▸ **Available data**:

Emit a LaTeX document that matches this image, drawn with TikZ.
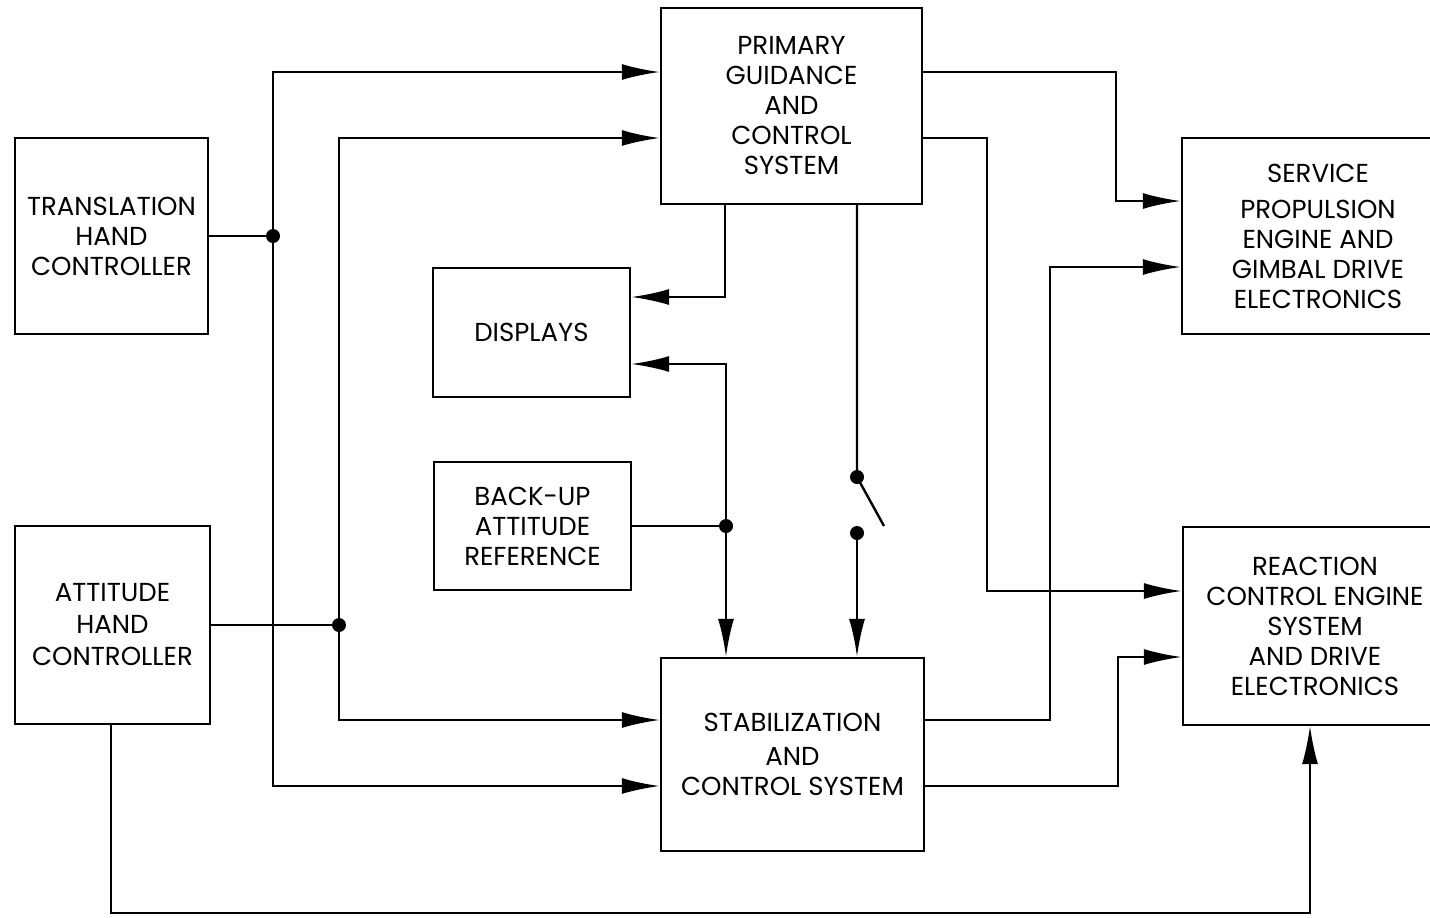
\documentclass[tikz,border=0pt]{standalone}
\usepackage{fontspec}
\setmainfont{Poppins}
\usetikzlibrary{arrows.meta}
\begin{document}
\begin{tikzpicture}[x=0.5pt,y=-0.5pt,
  box/.style={draw,line width=1.2pt,inner sep=0pt,align=center,
    font=\fontsize{13}{15}\selectfont},
  wire/.style={line width=1.2pt},
  arr/.style={wire,-{Latex[length=19pt,width=8pt]}},
  dot/.style={circle,fill,inner sep=0pt,minimum size=7pt}]
\useasboundingbox (0,0) rectangle (1430,917);
\clip (0,0) rectangle (1430,917);
% boxes
\node[box,minimum width=96.5pt,minimum height=98pt] (thc) at (111.5,236) {TRANSLATION\\HAND\\CONTROLLER};
\node[box,minimum width=97.5pt,minimum height=99pt] (ahc) at (112.5,625) {ATTITUDE\\[1pt]HAND\\[1pt]CONTROLLER};
\node[box,minimum width=130.5pt,minimum height=98pt] (pgcs) at (791.5,106) {PRIMARY\\GUIDANCE\\AND\\CONTROL\\SYSTEM};
\node[box,minimum width=98.5pt,minimum height=64.5pt] (disp) at (531.5,332.5) {DISPLAYS};
\node[box,minimum width=98.5pt,minimum height=64pt] (bar) at (532.5,526) {BACK-UP\\ATTITUDE\\REFERENCE};
\node[box,minimum width=131.5pt,minimum height=96.5pt] (scs) at (792.5,754.5) {STABILIZATION\\[2pt]AND\\CONTROL SYSTEM};
\node[box,minimum width=136pt,minimum height=98pt] (spe) at (1318,236) {SERVICE\\[3pt]PROPULSION\\ENGINE AND\\GIMBAL DRIVE\\ELECTRONICS};
\node[box,minimum width=132pt,minimum height=99pt] (rce) at (1315,626) {REACTION\\CONTROL ENGINE\\SYSTEM\\AND DRIVE\\ELECTRONICS};
% coordinates
\coordinate (j1) at (273,236);
\coordinate (t1) at (273,72);
\coordinate (b1) at (273,786);
\coordinate (j2) at (339,625);
\coordinate (t2) at (339,138);
\coordinate (b2) at (339,720);
\coordinate (c1) at (1116,72);
\coordinate (c2) at (1116,201);
\coordinate (c3) at (987,138);
\coordinate (c4) at (987,591);
\coordinate (d1) at (725,297);
\coordinate (j3) at (726,526);
\coordinate (d2) at (726,364);
\coordinate (s1) at (857,477);
\coordinate (s2) at (857,533);
\coordinate (s3) at (884,526);
\coordinate (e1) at (1050,720);
\coordinate (e2) at (1050,267);
\coordinate (e3) at (1118,786);
\coordinate (e4) at (1118,657);
\coordinate (f1) at (111,913);
\coordinate (f2) at (1310,913);
% connectors
\draw[wire] (thc.east) -- (j1);
\draw[arr] (j1) -- (t1) -- (pgcs.west |- t1);
\draw[arr] (j1) -- (b1) -- (scs.west |- b1);
\draw[wire] (ahc.east) -- (j2);
\draw[arr] (j2) -- (t2) -- (pgcs.west |- t2);
\draw[arr] (j2) -- (b2) -- (scs.west |- b2);
\draw[arr] (pgcs.east |- c1) -- (c1) -- (c2) -- (spe.west |- c2);
\draw[arr] (pgcs.east |- c3) -- (c3) -- (c4) -- (rce.west |- c4);
\draw[arr] (pgcs.south -| d1) -- (d1) -- (disp.east |- d1);
\draw[wire] (bar.east |- j3) -- (j3);
\draw[arr] (j3) -- (d2) -- (disp.east |- d2);
\draw[arr] (j3) -- (scs.north -| j3);
\draw[wire] (pgcs.south -| s1) -- (s1) -- (s3);
\draw[arr] (s2) -- (scs.north -| s2);
\draw[arr] (scs.east |- e1) -- (e1) -- (e2) -- (spe.west |- e2);
\draw[arr] (scs.east |- e3) -- (e3) -- (e4) -- (rce.west |- e4);
\draw[arr,line width=0.9pt] (ahc.south -| f1) -- (f1) -- (f2) -- (rce.south -| f2);
% dots
\node[dot] (n1) at (j1) {};
\node[dot] (n2) at (j2) {};
\node[dot] (n3) at (j3) {};
\node[dot] (n4) at (s1) {};
\node[dot] (n5) at (s2) {};
\end{tikzpicture}
\end{document}
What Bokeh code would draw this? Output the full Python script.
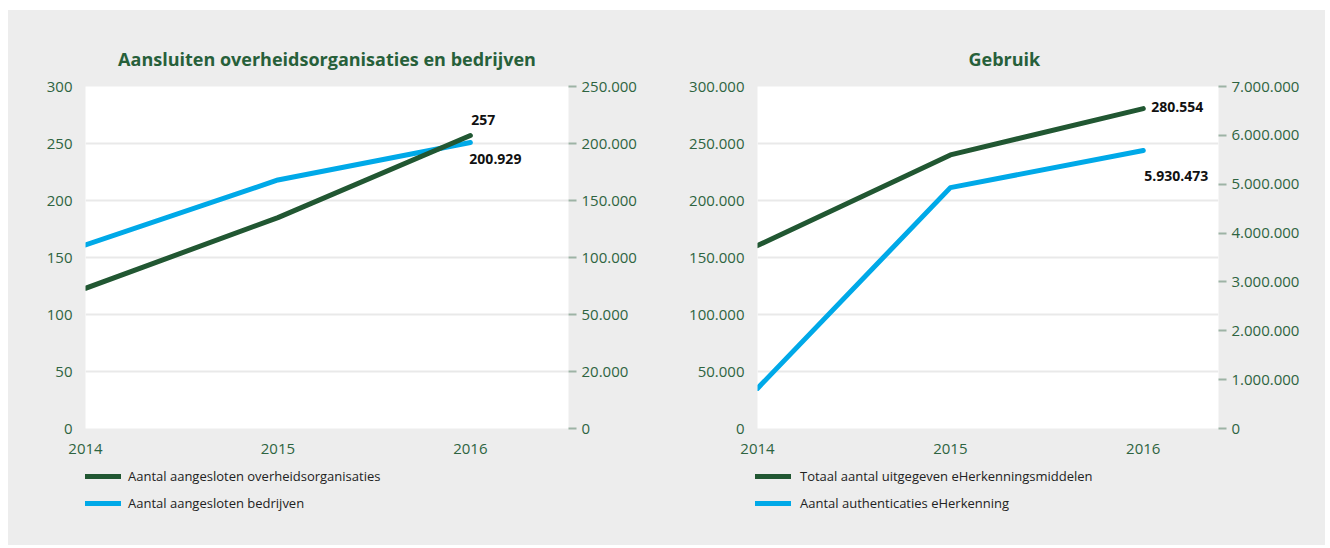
from bokeh.plotting import figure
from bokeh.models import Range1d, LinearAxis, FixedTicker, Legend, LegendItem
from bokeh.layouts import row, column
from bokeh.embed import file_html
from bokeh.resources import INLINE
from bokeh.core.properties import value

# ---------------- data ----------------
years = [2014, 2015, 2016]

# Chart 1: Aansluiten overheidsorganisaties en bedrijven
title_1 = "Aansluiten overheidsorganisaties en bedrijven"
overheid_name = "Aantal aangesloten overheidsorganisaties"
overheid = [123, 185, 257]
bedrijven_name = "Aantal aangesloten bedrijven"
bedrijven = [111000, 168000, 200929]
c1_left_ticks = [0, 50, 100, 150, 200, 250, 300]
c1_right_ticks = [-50000, 0, 50000, 100000, 150000, 200000, 250000]
c1_right_labels = ["0", "20.000", "50.000", "100.000", "150.000", "200.000", "250.000"]
c1_end_labels = ["257", "200.929"]

# Chart 2: Gebruik
title_2 = "Gebruik"
middelen_name = "Totaal aantal uitgegeven eHerkenningsmiddelen"
middelen = [160500, 240000, 280554]
auth_name = "Aantal authenticaties eHerkenning"
authenticaties = [820000, 4930000, 5690000]
c2_left_ticks = [0, 50000, 100000, 150000, 200000, 250000, 300000]
c2_right_ticks = [0, 1000000, 2000000, 3000000, 4000000, 5000000, 6000000, 7000000]
c2_end_labels = ["280.554", "5.930.473"]

# ---------------- style ----------------
FONT = "Open Sans"
BG = "#ededed"
DARK = "#215732"
BLUE = "#00a9e8"
TICK_TXT = "#2e6441"
TITLE_TXT = "#27603a"
GRID = "#e9e9e9"


def nl(v):
    return f"{int(v):,}".replace(",", ".")


def base_fig(width, left, right, x_end, y_end, title, t_align, t_offset):
    p = figure(width=width, height=452, output_backend="svg", toolbar_location=None,
               x_range=Range1d(2014, x_end), y_range=Range1d(0, y_end),
               min_border_left=left, min_border_right=right,
               min_border_top=76, min_border_bottom=34,
               background_fill_color="white", border_fill_color=BG,
               outline_line_color=None, title=title)
    p.title.align = t_align
    p.title.offset = t_offset
    p.title.text_font = FONT
    p.title.text_font_size = "18px"
    p.title.text_font_style = "bold"
    p.title.text_color = TITLE_TXT
    p.title.standoff = 31
    p.xgrid.visible = False
    p.ygrid.grid_line_color = GRID
    p.ygrid.grid_line_width = 2
    xa = p.xaxis[0]
    xa.ticker = FixedTicker(ticks=years)
    xa.major_label_overrides = {y: str(y) for y in years}
    xa.axis_line_color = None
    xa.major_tick_line_color = None
    xa.major_tick_out = 0
    xa.major_tick_in = 0
    xa.minor_tick_line_color = None
    xa.major_label_standoff = 15
    xa.major_label_text_font = FONT
    xa.major_label_text_font_size = "15px"
    xa.major_label_text_color = TICK_TXT
    ya = p.yaxis[0]
    ya.axis_line_color = None
    ya.major_tick_line_color = None
    ya.major_tick_out = 0
    ya.major_tick_in = 0
    ya.minor_tick_line_color = None
    ya.major_label_standoff = 13
    ya.major_label_text_font = FONT
    ya.major_label_text_font_size = "15px"
    ya.major_label_text_color = TICK_TXT
    return p


def right_axis(p, ticks, labels):
    ax = LinearAxis(y_range_name="r", ticker=FixedTicker(ticks=ticks),
                    major_label_overrides=dict(zip(ticks, labels)))
    ax.axis_line_color = None
    ax.major_tick_line_color = "#9db3a5"
    ax.major_tick_line_width = 2
    ax.major_tick_in = 0
    ax.major_tick_out = 8
    ax.minor_tick_line_color = None
    ax.major_label_standoff = 5
    ax.major_label_text_font = FONT
    ax.major_label_text_font_size = "15px"
    ax.major_label_text_color = TICK_TXT
    p.add_layout(ax, "right")


def legend_fig(width, names, series, colors, vx, standoff):
    # legend strip under a chart; the series are drawn off-view only so
    # that the legend can show their line style
    lf = figure(width=width, height=83, output_backend="svg", toolbar_location=None,
                x_range=Range1d(0, 1), y_range=Range1d(0, 1),
                min_border=0, background_fill_color=BG, border_fill_color=BG,
                outline_line_color=None)
    lf.axis.visible = False
    lf.grid.visible = False
    items = []
    for nm, ys, c in zip(names, series, colors):
        r = lf.line(years, ys, line_color=c, line_width=5, line_cap="round")
        items.append(LegendItem(label=nm, renderers=[r]))
    lg = Legend(items=items, location=(vx, 32), orientation="vertical",
                glyph_width=36, glyph_height=20, label_height=20, spacing=7,
                padding=0, margin=0, label_standoff=standoff,
                label_text_font=FONT, label_text_font_size="13px",
                label_text_color="#222222",
                background_fill_alpha=0, border_line_alpha=0)
    lf.add_layout(lg)
    return lf


def end_label(p, x, y, text, align, dx, dy, rng="default"):
    p.text(x=[x], y=[y], text=[text], y_range_name=rng,
           text_font=value(FONT), text_font_style="bold", text_font_size="14px",
           text_color="#111111", text_align=align, text_baseline="middle",
           x_offset=dx, y_offset=dy)


# ---------------- chart 1 ----------------
p1 = base_fig(660, 77, 100, 2016.51, 300, title_1, "center", 0)
p1.extra_y_ranges = {"r": Range1d(-50000, 250000)}
p1.yaxis[0].ticker = FixedTicker(ticks=c1_left_ticks)
p1.yaxis[0].major_label_overrides = {t: nl(t) for t in c1_left_ticks}
p1.ygrid.ticker = FixedTicker(ticks=c1_left_ticks)
right_axis(p1, c1_right_ticks, c1_right_labels)

p1.line(years, bedrijven, y_range_name="r", line_color=BLUE, line_width=5,
        line_cap="round", line_join="round")
p1.line(years, overheid, line_color=DARK, line_width=5,
        line_cap="round", line_join="round")
end_label(p1, years[-1], overheid[-1], c1_end_labels[0], "left", 1, -16)
end_label(p1, years[-1], bedrijven[-1], c1_end_labels[1], "left", -1, 17, "r")
l1 = legend_fig(660, [overheid_name, bedrijven_name], [overheid, bedrijven],
                [DARK, BLUE], 77, 7)

# ---------------- chart 2 ----------------
p2 = base_fig(657, 89, 107, 2016.39, 300000, title_2, "left", 211)
p2.extra_y_ranges = {"r": Range1d(0, 7000000)}
p2.yaxis[0].ticker = FixedTicker(ticks=c2_left_ticks)
p2.yaxis[0].major_label_overrides = {t: nl(t) for t in c2_left_ticks}
p2.ygrid.ticker = FixedTicker(ticks=c2_left_ticks)
right_axis(p2, c2_right_ticks, [nl(t) for t in c2_right_ticks])

p2.line(years, authenticaties, y_range_name="r", line_color=BLUE, line_width=5,
        line_cap="round", line_join="round")
p2.line(years, middelen, line_color=DARK, line_width=5,
        line_cap="round", line_join="round")
end_label(p2, years[-1], middelen[-1], c2_end_labels[0], "left", 8, -2)
end_label(p2, years[-1], authenticaties[-1], c2_end_labels[1], "right", 65, 25, "r")
l2 = legend_fig(657, [middelen_name, auth_name], [middelen, authenticaties],
                [DARK, BLUE], 87, 9)

bg = {"background-color": BG}
layout = column(row(p1, p2, styles=bg), row(l1, l2, styles=bg),
                margin=(10, 0, 0, 8), styles=bg)
open("out.html", "w").write(file_html(layout, INLINE))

▸ **Your objective**: Above are records; repeat only the lines from the line with "What Bokeh code" through the line with "years = [2014, 2015, 2016]", and leave pictures out.

▸ **Exercise answer**:
What Bokeh code would draw this? Output the full Python script.
from bokeh.plotting import figure
from bokeh.models import Range1d, LinearAxis, FixedTicker, Legend, LegendItem
from bokeh.layouts import row, column
from bokeh.embed import file_html
from bokeh.resources import INLINE
from bokeh.core.properties import value

# ---------------- data ----------------
years = [2014, 2015, 2016]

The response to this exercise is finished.